To find out how Growth Driven Design is different, read the whole article here.
The latest buzz in the website development industry completely revolves around growth driven design.
But what is the difference between growth driven design and traditional website design?
What are the factors that make GDD something more appealing or attractive?
Perhaps GDD is just another fad word used as a gimmick for companies to take your money?
Let’s take a look.
THE NEW WEBSITE PROJECT
Let’s say you have recently been assigned the wonderful task of researching companies to work with on your newest endeavor in the office - the new company website.
This is the one your marketing committee meetings have revolved around for the past 6 months.
You know, that ‘all powerful’ website redevelopment that will be the saving grace of the corporation (which, I might add, has been scraping by on low profit margins for the last year and praying for a happy ending to the drought).
You dive deeper and deeper into all of the companies promising the world in SEO and content marketing, tying in social media, email, PPC, keywords, and all the other buzzwords that tend to float around the market today.
Pretty soon, you realize there is a pattern emerging: Every single company is promising the same exact service and the same exact outcome, through the same exact measure with the same exact tools - they are just wording it differently and pricing it differently.
At that point you realize you have an ace up the sleeve, because you know your decision is going to boil down to cost, how well you trust the company, cost, cost, and how low they will bring down the cost. Did I mention the cost?
So you put in your professional recommendation to the marketing committee that you should work with FastWebsiteCo Inc, who promised the moon in a professional proposal for about $1,500 lower than everyone else (the proposal, by the way, limited your understanding to only about half of what they mention, primarily because it was just filler fluff language design firms like to include in documents that make their efforts sound way cooler and more intense than what they really are).
You sign a contract. Meetings are held. Your firm feels good about the decision and the direction the company is moving.
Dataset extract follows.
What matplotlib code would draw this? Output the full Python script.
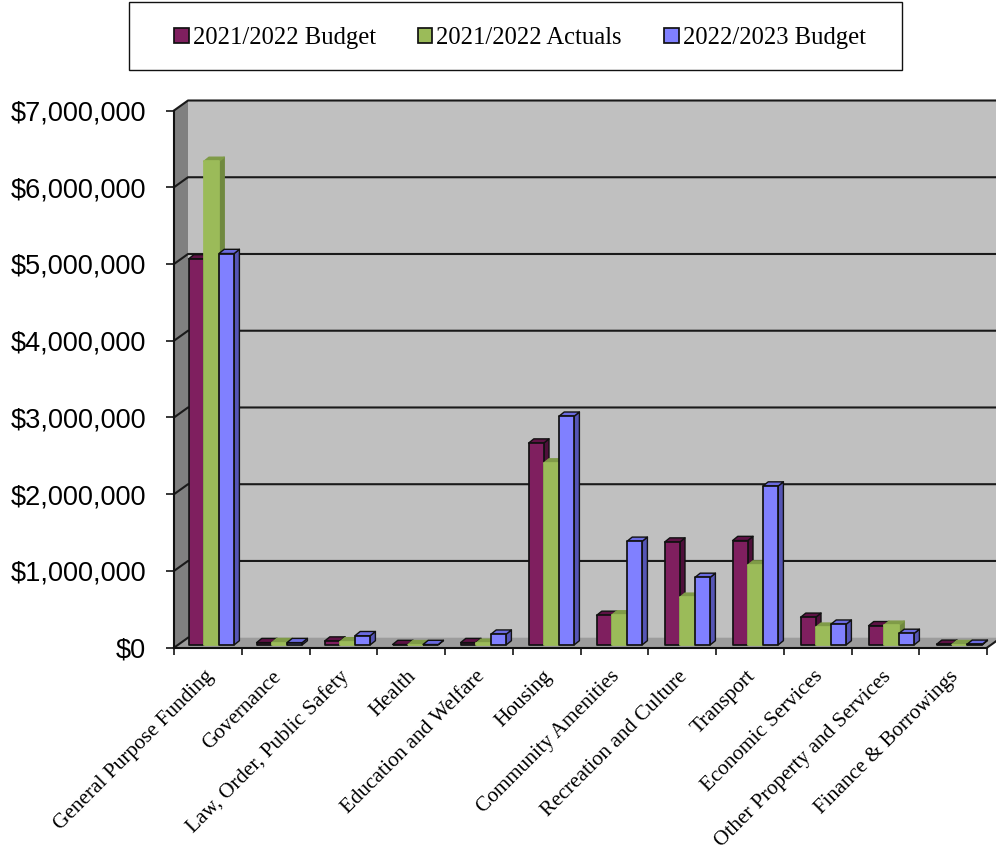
import matplotlib
matplotlib.use("Agg")
import matplotlib.pyplot as plt
from matplotlib.patches import Patch, Rectangle
from matplotlib.ticker import FuncFormatter
from matplotlib.transforms import ScaledTranslation

categories = ["General Purpose Funding", "Governance", "Law, Order, Public Safety", "Health",
              "Education and Welfare", "Housing", "Community Amenities", "Recreation and Culture",
              "Transport", "Economic Services", "Other Property and Services", "Finance & Borrowings"]
budget_2122 = [5030000, 30000, 50000, 5000, 30000, 2630000, 385000, 1340000, 1360000, 360000, 250000, 8000]
actuals_2122 = [6300000, 30000, 40000, 2000, 20000, 2370000, 390000, 620000, 1040000, 230000, 255000, 3000]
budget_2223 = [5100000, 30000, 120000, 5000, 140000, 2980000, 1350000, 880000, 2070000, 270000, 150000, 8000]
series_names = ["2021/2022 Budget", "2021/2022 Actuals", "2022/2023 Budget"]
y_ticks = [0, 1000000, 2000000, 3000000, 4000000, 5000000, 6000000, 7000000]

W, H = 996, 850
LEFT, RIGHT, TOP, BOTTOM = 174, 987, 110.5, 647.7
fig = plt.figure(figsize=(W / 100, H / 100), dpi=100, facecolor="white")
ax = fig.add_axes([LEFT / W, 1 - BOTTOM / H, (RIGHT - LEFT) / W, (BOTTOM - TOP) / H])
ax.set_xlim(0, len(categories))
ax.set_ylim(0, y_ticks[-1])
ax.patch.set_visible(False)

# data units per pixel, used for the oblique depth of the fake 3-D box
ux = len(categories) / (RIGHT - LEFT)
uy = y_ticks[-1] / (BOTTOM - TOP)
wall_dx, wall_dy = 14 * ux, 10 * uy
bar_dx, bar_dy = 5.2 * ux, 4.2 * uy
base_dy = 2.8 * uy
bar_w = 15.2 * ux
bar_start = 14.6 * ux
group_step = 68 * ux

n = len(categories)
ymax = y_ticks[-1]
far = n + 1.0

# box walls
ax.fill([0, wall_dx, wall_dx, 0], [0, wall_dy, ymax + wall_dy, ymax], color="#808080", lw=0, clip_on=False, zorder=1)
ax.fill([wall_dx, far, far, wall_dx], [wall_dy, wall_dy, ymax + wall_dy, ymax + wall_dy],
        color="#c0c0c0", lw=0, clip_on=False, zorder=1)
ax.fill([0, n, n + wall_dx, wall_dx], [0, 0, wall_dy, wall_dy], color="#9c9c9c", lw=0, clip_on=False, zorder=1)

# gridlines wrap from the side wall onto the back wall
for v in y_ticks:
    xs = [0, wall_dx, far] if v else [0, wall_dx]
    ys = [v, v + wall_dy, v + wall_dy] if v else [0, wall_dy]
    ax.plot(xs, ys, color="#1a1a1a", lw=1.5, clip_on=False, zorder=2)
ax.plot([n, n + wall_dx], [0, wall_dy], color="#1a1a1a", lw=1.5, clip_on=False, zorder=2)

styles = [
    {"front": "#7f1f5f", "side": "#4e0f3a", "top": "#5e1245", "edge": "#111111"},
    {"front": "#9bbb59", "side": "#70893f", "top": "#7f9b47", "edge": "#9bbb59"},
    {"front": "#8080ff", "side": "#5555b5", "top": "#6b6be0", "edge": "#111111"},
]
series = [budget_2122, actuals_2122, budget_2223]

z = 3
for i in range(n):
    for s, (values, st) in enumerate(zip(series, styles)):
        x0 = i * group_step + bar_start + s * bar_w
        x1 = x0 + bar_w
        y0 = base_dy
        y1 = values[i] + base_dy
        ax.fill([x1, x1 + bar_dx, x1 + bar_dx, x1], [y0, y0 + bar_dy, y1 + bar_dy, y1],
                facecolor=st["side"], edgecolor=st["edge"] if s != 1 else st["side"], lw=1.0,
                clip_on=False, zorder=z, joinstyle="round")
        ax.fill([x0, x0 + bar_dx, x1 + bar_dx, x1], [y1, y1 + bar_dy, y1 + bar_dy, y1],
                facecolor=st["top"], edgecolor=st["edge"] if s != 1 else st["top"], lw=1.0,
                clip_on=False, zorder=z, joinstyle="round")
        ax.fill([x0, x1, x1, x0], [y0, y0, y1, y1],
                facecolor=st["front"], edgecolor=st["edge"], lw=1.25,
                clip_on=False, zorder=z + 0.5, joinstyle="round")
        z += 1

for side in ("top", "right"):
    ax.spines[side].set_visible(False)
for side in ("left", "bottom"):
    ax.spines[side].set_linewidth(1.5)
    ax.spines[side].set_color("#111111")
    ax.spines[side].set_zorder(200)

ax.set_yticks(y_ticks)
ax.yaxis.set_major_formatter(FuncFormatter(lambda v, _: f"${v:,.0f}"))
ax.tick_params(axis="y", length=5.5, width=1.1, pad=14.5, labelsize=19.5)
for lab in ax.get_yticklabels():
    lab.set_fontfamily("Liberation Sans")

ax.set_xticks(range(n + 1))
ax.set_xticklabels([])
ax.tick_params(axis="x", which="major", length=5, width=1.1)
ax.set_xticks([i + 0.5 for i in range(n)], minor=True)
ax.set_xticklabels(categories, minor=True, rotation=45, ha="right", va="top",
                   rotation_mode="anchor", family="Liberation Serif", fontsize=15.3)
ax.tick_params(axis="x", which="minor", length=0, pad=14)
label_shift = ScaledTranslation(-4 / 100, 0, fig.dpi_scale_trans)
for lab in ax.get_xticklabels(minor=True):
    lab.set_transform(lab.get_transform() + label_shift)

# legend frame is a fixed box; entries sit frameless inside it
fig.add_artist(Rectangle((129 / W, 1 - 70 / H), 773 / W, 68 / H, transform=fig.transFigure,
                         facecolor="white", edgecolor="#111111", lw=1.0))
handles = [Patch(facecolor=st["front"], edgecolor="#111111", lw=1.25) for st in styles]
leg = fig.legend(handles, series_names, ncols=3, loc="center",
                 bbox_to_anchor=(520 / W, 1 - 38 / H),
                 prop={"family": "Liberation Serif", "size": 17.75},
                 frameon=False, handlelength=0.58, handleheight=0.58, handletextpad=0.16,
                 columnspacing=1.72, borderpad=0, borderaxespad=0)

fig.savefig("out.png", dpi=100)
Fast forward to five months later: Brand new website is launched! emails are sent out to past clients and prospects. Your LinkedIN profiles are updated. It’s an exciting day for the company.
However, within about two weeks after launch, a few bugs start to emerge. Admittedly, you are a little peeved because the design company has over time become slightly uncomfortable to work with, and now you have to bring up yet another snag in the workflow.
This time it’s after the launch period, which is going to really get on the nerves of your design firm who is happy to get your project off the books and ready to move on to the next company.
On top of that, the content you gave them four months ago when the project kicked off has changed slightly.
You have user access to change things around, but you aren’t 100% certain getting in and “toying” around is the safest bet at this point because you don’t want to be the one who broke the new website - which costs $150/hour to repair with a 4 hour minimum purchase.
Long story short - it’s not a pretty scenario. Your designer is upset, you are upset, and now your boss is upset. But what caused this? What could have prevented this?
The reason for these issues revolves around one thing…
poor planning - not on your part, but your design firm’s part.
You see, if more people looked at website design like software design, it would be very evident that website v1.0 is only a preliminary state of existence and should never exist longer than a few weeks or months, depending on the life cycle of the project and the content being delivered.
There is nothing awesome about v1.0 of anything. ever.
Do you remember the first generation of iPhone? It was literally the coolest thing since sliced bread… until people started actually using it.
Many software and hardware companies prepare a list of beta testing groups to dive in and rip apart everything there is to rip apart with v1.0 of a brand spankin’ new software because they know one thing is more certain than anything else.
v1.0 sucks tremendously compared to v2.0, v2.5, v3.3, and so on.